It may also just withdraw all U.S. troops by the end of the year, the Wall Street Journal reported.
The possibility of waiting reflects an increasing Pentagon and White House belief relations with Afghan President Hamid Karzai will not improve and he probably won't sign the bilateral security agreement, or BSA, with the United States before Afghanistan's presidential elections in April, the Journal said.
"If he's not going to be part of the solution, we have to have a way to get past him," a senior U.S. official told the newspaper. "It's a pragmatic recognition that clearly Karzai may not sign the BSA and that he doesn't represent the voice of the Afghan people."
White House, Pentagon and Afghan officials had no immediate comment on the report.
The Pentagon's latest proposal is to keep 10,000 U.S. troops in Afghanistan at a few bases to act as a stabilizing presence after the presidential election, the Journal said. A separate limited advisory mission would train Afghan security forces.
The 10,000-member force would be drawn down over two years, with the intent that all U.S. troops would be out of Afghanistan by the end of the Obama administration except for military personnel who would work in a defense office at the U.S. Embassy in Kabul.
Washington insists Afghanistan approve the BSA before it will agree to leave the troop contingent behind. But Karzai so far has refused to sign the accord.
Among his stated reasons, he has said Washington should be responsible for persuading the Taliban to talk to the Afghan government. He has also balked at providing prosecution immunity to the U.S. troops that remain in Afghanistan after 2014.
In refusing to sign the pact, Karzai has said his successor should make the decision.
A senior U.S. official told the Journal Karzai is playing a "game of chicken" with the White House.

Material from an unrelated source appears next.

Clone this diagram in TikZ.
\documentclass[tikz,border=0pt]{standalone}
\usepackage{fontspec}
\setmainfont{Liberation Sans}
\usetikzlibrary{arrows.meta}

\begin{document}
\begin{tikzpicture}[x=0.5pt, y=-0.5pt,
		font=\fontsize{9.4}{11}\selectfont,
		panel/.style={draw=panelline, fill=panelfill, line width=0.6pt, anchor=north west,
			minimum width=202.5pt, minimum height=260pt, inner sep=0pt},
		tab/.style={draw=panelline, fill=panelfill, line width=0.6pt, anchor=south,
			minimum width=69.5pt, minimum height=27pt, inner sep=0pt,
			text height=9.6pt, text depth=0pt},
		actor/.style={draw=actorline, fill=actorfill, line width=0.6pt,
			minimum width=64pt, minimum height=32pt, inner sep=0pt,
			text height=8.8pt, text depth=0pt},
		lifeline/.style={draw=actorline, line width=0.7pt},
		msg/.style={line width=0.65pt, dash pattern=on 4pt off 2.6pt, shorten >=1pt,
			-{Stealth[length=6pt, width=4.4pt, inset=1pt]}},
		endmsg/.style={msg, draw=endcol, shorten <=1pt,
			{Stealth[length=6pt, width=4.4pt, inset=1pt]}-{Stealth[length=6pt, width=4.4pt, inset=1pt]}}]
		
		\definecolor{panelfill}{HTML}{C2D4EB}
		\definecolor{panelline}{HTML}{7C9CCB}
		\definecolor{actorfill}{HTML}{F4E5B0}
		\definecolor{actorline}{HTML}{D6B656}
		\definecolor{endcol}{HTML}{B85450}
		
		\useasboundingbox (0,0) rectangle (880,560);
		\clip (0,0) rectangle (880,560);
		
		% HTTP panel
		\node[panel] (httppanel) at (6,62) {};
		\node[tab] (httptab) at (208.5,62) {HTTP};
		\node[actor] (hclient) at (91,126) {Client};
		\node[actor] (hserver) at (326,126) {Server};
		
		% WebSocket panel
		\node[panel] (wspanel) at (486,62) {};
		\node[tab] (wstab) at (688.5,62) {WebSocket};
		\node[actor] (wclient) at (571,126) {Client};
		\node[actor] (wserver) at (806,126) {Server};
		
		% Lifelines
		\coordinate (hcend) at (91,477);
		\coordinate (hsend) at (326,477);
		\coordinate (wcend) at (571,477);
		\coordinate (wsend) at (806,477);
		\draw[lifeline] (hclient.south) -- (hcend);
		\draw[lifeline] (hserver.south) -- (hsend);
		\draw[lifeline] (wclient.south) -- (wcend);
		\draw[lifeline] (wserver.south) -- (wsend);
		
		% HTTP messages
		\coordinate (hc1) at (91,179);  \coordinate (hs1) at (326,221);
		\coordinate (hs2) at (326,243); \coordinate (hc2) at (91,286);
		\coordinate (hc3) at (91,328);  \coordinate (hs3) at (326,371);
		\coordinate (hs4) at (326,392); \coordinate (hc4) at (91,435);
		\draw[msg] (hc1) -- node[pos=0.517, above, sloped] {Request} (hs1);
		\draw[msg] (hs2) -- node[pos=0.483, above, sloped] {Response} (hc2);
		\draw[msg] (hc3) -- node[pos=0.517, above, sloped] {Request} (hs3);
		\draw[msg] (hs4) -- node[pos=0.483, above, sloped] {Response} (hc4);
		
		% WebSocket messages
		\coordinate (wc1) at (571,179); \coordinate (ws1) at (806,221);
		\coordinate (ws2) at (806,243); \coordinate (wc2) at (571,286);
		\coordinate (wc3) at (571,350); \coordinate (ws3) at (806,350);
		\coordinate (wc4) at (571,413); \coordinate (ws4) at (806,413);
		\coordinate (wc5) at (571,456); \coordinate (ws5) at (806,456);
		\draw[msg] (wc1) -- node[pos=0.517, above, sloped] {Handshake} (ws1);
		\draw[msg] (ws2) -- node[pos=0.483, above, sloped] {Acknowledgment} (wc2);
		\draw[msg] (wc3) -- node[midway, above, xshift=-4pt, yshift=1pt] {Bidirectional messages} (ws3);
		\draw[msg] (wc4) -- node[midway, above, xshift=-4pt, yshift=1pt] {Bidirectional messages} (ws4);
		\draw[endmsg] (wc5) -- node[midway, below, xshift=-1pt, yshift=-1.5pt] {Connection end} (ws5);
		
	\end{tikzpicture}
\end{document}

"We're just pulling our car off the side of the road," the official said.
The White House has said Karzai's refusal to sign the accord may lead President Obama simply to order a complete U.S. troop withdrawal this year, the Journal said.
The Afghan government had no comment on such a prospect.
Voting in Afghanistan's presidential election is scheduled for April 5.
Ashraf Ghani Ahmadzai, a former finance minister and chancellor of Kabul University, is ahead in the polls among 11 contenders.
But no single candidate appears likely to win more than 50 percent of the vote, so a second round looks likely, the Journal said.
This means a new government is unlikely to take office before August.
At that point, the Pentagon plans to be prepared either to keep 10,000 troops in Afghanistan post-2014 or pull all of the troops out by year-end, officials told the Journal.